Findings have shown that there is a drop in the quality of locally-made goods when compared with what was obtainable in the 1980s, 1990s and up to the 2000s. The more worrisome part is lack of strong quality control measures for imports from China and its neighbours.
The International Monetary Fund (IMF) recently highlighted the danger of Nigeria’s exposure to China, underlining that the country would be worse for it in situations of economic exigency in China.
But Guo Kun, Chinese consul-general to Nigeria, recently blamed Nigerian entrepreneurs for imports of substandard goods as they move to his country to tell manufacturers to reduce products quality so as to make gain.
“These host factories do not want to produce for them. But Nigerians would go to many factories, at least they can find one or two factories to make for them sub-standard goods and they bring them back to Nigeria,” he said at an interactive session with the Nigerian Institute of International Affairs (NIIA).
But economic players see this as sabotage, saying Chinese manufacturers are deliberately doing a lot of harm to the Nigerian economy, in collaboration with their Nigerian counterparts, as they cannot export such products into countries with strong regulatory bodies.
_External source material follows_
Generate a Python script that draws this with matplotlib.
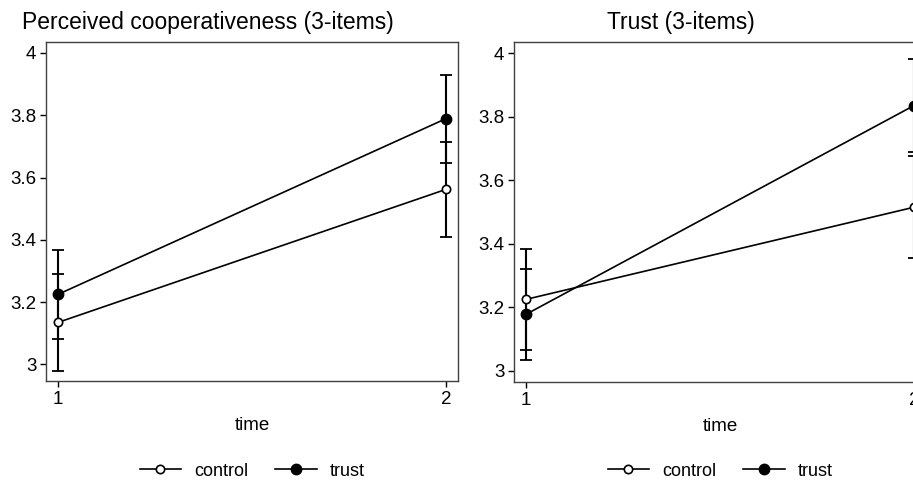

“They cannot do this in many African countries. But this place is an all-comers affair,” said Ike Ibeabuchi, chief executive officer, MD Services Limited, who lived in China for 12 years.
Recently, the issue of cement quality generated much fuss in the media, with some analysts blaming low cement quality for building collapses. But Dangote and other major manufacturers came out to dismiss the insinuation, stating that their products meet international standards; that they produce 42.5 grade cement rather than 32.5 as being alleged.
But experts say the SON should wake up to its responsibility, even if there are indications that the country’s cement industry has remained strong.
“It is the role of the SON to ensure that manufacturers meet the standards. They can go in there, take samples, test and report back. But I expect that cement manufacturers should give certificates of consignment, specifying the strength of cement, given that we have different classes of cement,” said Victor Oyenuga, former president, Nigerian Institution of Structural Engineers, in an interview with BusinessDay.